The economy has entered its more dangerous period, where the promise of recovery could be squashed by over optimism. The recession isn’t over, nor is all the financial shakeout finished. For reasons too long to explain in this short post (I’ll get to it someday), the commercial real estate market delayed the disaster that crippled the housing market. Sadly, the day of reckoning is coming, when commercial real estate foreclosures seriously begin, and banks and other investors must account for their bad mortgages bundled as derivatives. Meaning: The other shoe is about to drop, and it won’t just thud but also sink into the ground.

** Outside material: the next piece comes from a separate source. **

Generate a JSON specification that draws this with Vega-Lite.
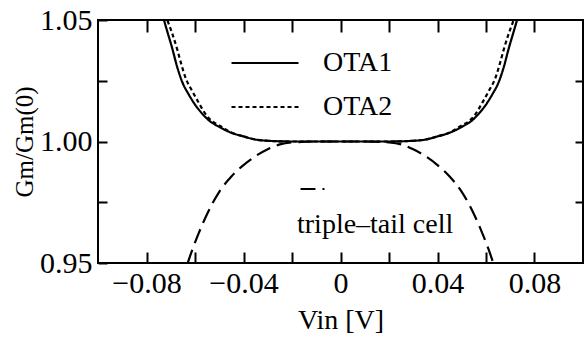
{
  "$schema": "https://vega.github.io/schema/vega-lite/v6.json",
  "width": 485,
  "height": 243,
  "autosize": "none",
  "padding": {"left": 98, "top": 20, "right": 1, "bottom": 75},
  "background": "white",
  "config": {
    "view": {"stroke": "black", "strokeWidth": 2},
    "font": "Liberation Serif",
    "axis": {"grid": false, "domain": false, "titleFontWeight": "normal"}
  },
  "datasets": {
    "curves": [
      {"series": "OTA1", "vin": -0.075, "gm": 1.058},
      {"series": "OTA1", "vin": -0.0728, "gm": 1.05},
      {"series": "OTA1", "vin": -0.0712, "gm": 1.0445},
      {"series": "OTA1", "vin": -0.0694, "gm": 1.0384},
      {"series": "OTA1", "vin": -0.0675, "gm": 1.0312},
      {"series": "OTA1", "vin": -0.0653, "gm": 1.0246},
      {"series": "OTA1", "vin": -0.0625, "gm": 1.0192},
      {"series": "OTA1", "vin": -0.06, "gm": 1.0152},
      {"series": "OTA1", "vin": -0.0575, "gm": 1.012},
      {"series": "OTA1", "vin": -0.0544, "gm": 1.0088},
      {"series": "OTA1", "vin": -0.05, "gm": 1.006},
      {"series": "OTA1", "vin": -0.045, "gm": 1.0036},
      {"series": "OTA1", "vin": -0.04, "gm": 1.0021},
      {"series": "OTA1", "vin": -0.035, "gm": 1.0008},
      {"series": "OTA1", "vin": -0.03, "gm": 1.0003},
      {"series": "OTA1", "vin": -0.02, "gm": 1.0},
      {"series": "OTA1", "vin": -0.01, "gm": 1.0},
      {"series": "OTA1", "vin": 0, "gm": 1.0},
      {"series": "OTA1", "vin": 0.01, "gm": 1.0},
      {"series": "OTA1", "vin": 0.02, "gm": 1.0},
      {"series": "OTA1", "vin": 0.03, "gm": 1.0003},
      {"series": "OTA1", "vin": 0.035, "gm": 1.0008},
      {"series": "OTA1", "vin": 0.04, "gm": 1.0021},
      {"series": "OTA1", "vin": 0.045, "gm": 1.0036},
      {"series": "OTA1", "vin": 0.05, "gm": 1.006},
      {"series": "OTA1", "vin": 0.0544, "gm": 1.0088},
      {"series": "OTA1", "vin": 0.0575, "gm": 1.012},
      {"series": "OTA1", "vin": 0.06, "gm": 1.0152},
      {"series": "OTA1", "vin": 0.0625, "gm": 1.0192},
      {"series": "OTA1", "vin": 0.0653, "gm": 1.0246},
      {"series": "OTA1", "vin": 0.0675, "gm": 1.0312},
      {"series": "OTA1", "vin": 0.0694, "gm": 1.0384},
      {"series": "OTA1", "vin": 0.0712, "gm": 1.0445},
      {"series": "OTA1", "vin": 0.0728, "gm": 1.05},
      {"series": "OTA1", "vin": 0.075, "gm": 1.058},

      {"series": "OTA2", "vin": -0.074, "gm": 1.058},
      {"series": "OTA2", "vin": -0.0714, "gm": 1.05},
      {"series": "OTA2", "vin": -0.0694, "gm": 1.0445},
      {"series": "OTA2", "vin": -0.0673, "gm": 1.0378},
      {"series": "OTA2", "vin": -0.0657, "gm": 1.032},
      {"series": "OTA2", "vin": -0.064, "gm": 1.0265},
      {"series": "OTA2", "vin": -0.061, "gm": 1.0205},
      {"series": "OTA2", "vin": -0.0585, "gm": 1.016},
      {"series": "OTA2", "vin": -0.055, "gm": 1.0104},
      {"series": "OTA2", "vin": -0.0531, "gm": 1.0085},
      {"series": "OTA2", "vin": -0.05, "gm": 1.0066},
      {"series": "OTA2", "vin": -0.045, "gm": 1.0037},
      {"series": "OTA2", "vin": -0.04, "gm": 1.0021},
      {"series": "OTA2", "vin": -0.035, "gm": 1.0008},
      {"series": "OTA2", "vin": -0.03, "gm": 1.0003},
      {"series": "OTA2", "vin": -0.02, "gm": 1.0},
      {"series": "OTA2", "vin": -0.01, "gm": 1.0},
      {"series": "OTA2", "vin": 0, "gm": 1.0},
      {"series": "OTA2", "vin": 0.01, "gm": 1.0},
      {"series": "OTA2", "vin": 0.02, "gm": 1.0},
      {"series": "OTA2", "vin": 0.03, "gm": 1.0003},
      {"series": "OTA2", "vin": 0.035, "gm": 1.0008},
      {"series": "OTA2", "vin": 0.04, "gm": 1.0021},
      {"series": "OTA2", "vin": 0.045, "gm": 1.0037},
      {"series": "OTA2", "vin": 0.05, "gm": 1.0066},
      {"series": "OTA2", "vin": 0.0531, "gm": 1.0085},
      {"series": "OTA2", "vin": 0.055, "gm": 1.0104},
      {"series": "OTA2", "vin": 0.0585, "gm": 1.016},
      {"series": "OTA2", "vin": 0.061, "gm": 1.0205},
      {"series": "OTA2", "vin": 0.064, "gm": 1.0265},
      {"series": "OTA2", "vin": 0.0657, "gm": 1.032},
      {"series": "OTA2", "vin": 0.0673, "gm": 1.0378},
      {"series": "OTA2", "vin": 0.0694, "gm": 1.0445},
      {"series": "OTA2", "vin": 0.0714, "gm": 1.05},
      {"series": "OTA2", "vin": 0.074, "gm": 1.058},

      {"series": "triple-tail cell", "vin": -0.066, "gm": 0.941},
      {"series": "triple-tail cell", "vin": -0.063, "gm": 0.95},
      {"series": "triple-tail cell", "vin": -0.061, "gm": 0.9558},
      {"series": "triple-tail cell", "vin": -0.0585, "gm": 0.9622},
      {"series": "triple-tail cell", "vin": -0.055, "gm": 0.9702},
      {"series": "triple-tail cell", "vin": -0.05, "gm": 0.9793},
      {"series": "triple-tail cell", "vin": -0.045, "gm": 0.9856},
      {"series": "triple-tail cell", "vin": -0.04, "gm": 0.9903},
      {"series": "triple-tail cell", "vin": -0.035, "gm": 0.994},
      {"series": "triple-tail cell", "vin": -0.03, "gm": 0.9968},
      {"series": "triple-tail cell", "vin": -0.025, "gm": 0.9988},
      {"series": "triple-tail cell", "vin": -0.02, "gm": 0.9996},
      {"series": "triple-tail cell", "vin": -0.01, "gm": 1.0},
      {"series": "triple-tail cell", "vin": 0, "gm": 1.0},
      {"series": "triple-tail cell", "vin": 0.01, "gm": 1.0},
      {"series": "triple-tail cell", "vin": 0.02, "gm": 0.9996},
      {"series": "triple-tail cell", "vin": 0.025, "gm": 0.9988},
      {"series": "triple-tail cell", "vin": 0.03, "gm": 0.9968},
      {"series": "triple-tail cell", "vin": 0.035, "gm": 0.994},
      {"series": "triple-tail cell", "vin": 0.04, "gm": 0.9903},
      {"series": "triple-tail cell", "vin": 0.045, "gm": 0.9856},
      {"series": "triple-tail cell", "vin": 0.05, "gm": 0.9793},
      {"series": "triple-tail cell", "vin": 0.055, "gm": 0.9702},
      {"series": "triple-tail cell", "vin": 0.0585, "gm": 0.9622},
      {"series": "triple-tail cell", "vin": 0.061, "gm": 0.9558},
      {"series": "triple-tail cell", "vin": 0.063, "gm": 0.95},
      {"series": "triple-tail cell", "vin": 0.066, "gm": 0.941}
    ]
  },
  "resolve": {
    "axis": {"x": "independent", "y": "independent"},
    "scale": {"strokeDash": "independent"},
    "legend": {"strokeDash": "independent"}
  },
  "layer": [
    {
      "data": {"name": "curves"},
      "transform": [{"filter": "datum.series != 'triple-tail cell'"}],
      "mark": {"type": "line", "clip": true, "strokeWidth": 2.2, "color": "black", "interpolate": "monotone"},
      "encoding": {
        "x": {
          "field": "vin", "type": "quantitative",
          "scale": {"domain": [-0.1, 0.1], "nice": false, "zero": false},
          "axis": {
            "orient": "bottom",
            "title": "Vin [V]",
            "titleFont": "Liberation Serif",
            "titleFontSize": 28,
            "titlePadding": 8,
            "offset": -11,
            "tickSize": 11,
            "tickColor": "black",
            "tickWidth": 2,
            "values": [-0.08, -0.06, -0.04, -0.02, 0, 0.02, 0.04, 0.06, 0.08],
            "labelExpr": "datum.value == 0 ? '0' : (abs(round(datum.value * 100)) % 4 == 0 ? format(datum.value, '.2f') : '')",
            "labelFont": "Liberation Serif",
            "labelFontSize": 30,
            "labelPadding": 5
          }
        },
        "y": {
          "field": "gm", "type": "quantitative",
          "scale": {"domain": [0.95, 1.05], "nice": false, "zero": false},
          "axis": {
            "orient": "left",
            "title": "Gm/Gm(0)",
            "titleFont": "Liberation Serif",
            "titleFontSize": 25,
            "titlePadding": 2,
            "offset": -9,
            "tickSize": 9,
            "tickColor": "black",
            "tickWidth": 2,
            "values": [0.95, 0.975, 1.0, 1.025, 1.05],
            "labelExpr": "abs(datum.value - 0.975) < 0.001 || abs(datum.value - 1.025) < 0.001 ? '' : format(datum.value, '.2f')",
            "labelFont": "Liberation Serif",
            "labelFontSize": 30,
            "labelPadding": 6
          }
        },
        "strokeDash": {
          "field": "series", "type": "nominal",
          "scale": {"domain": ["OTA1", "OTA2"], "range": [[1, 0], [4, 3]]},
          "legend": {
            "orient": "none",
            "legendX": 132,
            "legendY": 29,
            "direction": "vertical",
            "title": null,
            "padding": 0,
            "symbolType": "stroke",
            "symbolSize": 4489,
            "symbolStrokeWidth": 2.2,
            "symbolStrokeColor": "black",
            "clipHeight": 28,
            "rowPadding": 16,
            "labelOffset": 23,
            "labelFont": "Liberation Serif",
            "labelFontSize": 28,
            "labelColor": "black",
            "labelLimit": 300
          }
        }
      }
    },
    {
      "data": {"name": "curves"},
      "transform": [{"filter": "datum.series == 'triple-tail cell'"}],
      "mark": {"type": "line", "clip": true, "strokeWidth": 2.2, "color": "black", "interpolate": "monotone"},
      "encoding": {
        "x": {"field": "vin", "type": "quantitative", "axis": null},
        "y": {"field": "gm", "type": "quantitative", "axis": null},
        "strokeDash": {
          "field": "series", "type": "nominal",
          "scale": {"domain": ["triple-tail cell"], "range": [[15, 7]]},
          "legend": {
            "orient": "none",
            "legendX": 199,
            "legendY": 159,
            "direction": "vertical",
            "title": "triple–tail cell",
            "titleOrient": "bottom",
            "titleAnchor": "start",
            "titleFont": "Liberation Serif",
            "titleFontSize": 28,
            "titleFontWeight": "normal",
            "titleColor": "black",
            "titleLimit": 400,
            "titlePadding": 12,
            "padding": 0,
            "symbolType": "stroke",
            "symbolSize": 4624,
            "symbolStrokeWidth": 2.2,
            "symbolStrokeColor": "black",
            "symbolOffset": -42,
            "clipHeight": 20,
            "labelOpacity": 0,
            "labelFontSize": 1
          }
        }
      }
    },
    {
      "data": {"name": "curves"},
      "mark": {"type": "point", "opacity": 0},
      "encoding": {
        "x": {
          "field": "vin", "type": "quantitative",
          "axis": {
            "orient": "top", "title": null, "labels": false,
            "values": [-0.08, -0.06, -0.04, -0.02, 0, 0.02, 0.04, 0.06, 0.08],
            "offset": -12, "tickSize": 12, "tickColor": "black", "tickWidth": 2
          }
        },
        "y": {
          "field": "gm", "type": "quantitative",
          "axis": {
            "orient": "right", "title": null, "labels": false,
            "values": [0.975, 1.0, 1.025],
            "offset": -8, "tickSize": 8, "tickColor": "black", "tickWidth": 2
          }
        }
      }
    }
  ]
}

I’m no economist, but my knack is piecing things together. In summer 2004, my family looked into buying a house (everyone else was buying or refinancing). After careful investigation, I concluded that a dangerous housing bubble had formed and warned my wife that we should continue renting. A year later, I blogged: “Pop Goes the Housing Bubble,” which I restored from archives today. I’ll restore most back posts by the end of October.

The point: You can believe me when I say the worst is far from over. Consumer debt is a major reason.

Do you have a health-care story that you’d like told? Please email Joe Wilcox: joewilcox at gmail dot com.


  1. My lack of knowledge on the topic doesn’t allow me to substantiate my comments but from what I’ve seen, the *mood* of investors is recovering so to say. There’s an environment of cautious-optimism. The entire fanatic mayhem has subsided and people are being careful of where they put their money, bit their back to doing what they all enjoy.

  2. Joe,

    Sadly, you’re spot on. It’s like a roller-coaster… at the head is residential real estate and at the tail, commercial.

    It’s going to get worse – a lot worse and on top of it is crushing consumer debt.

  3. Joe, I think your instincts are right. I’ve been thinking along the same lines for the last six months or so.

    I’m in the middle of reading ‘Crash Proof 2.0’ by Peter Schiff, and it’s rewriting a lot of what I think about economics. I highly recommend it to anyone. The long and the short of it, though, is that we’re now experiencing the leading edges of a class 5 economic hurricane. If you like ‘piecing things together,’ you’ll find it an eye-opening new source of ‘things.’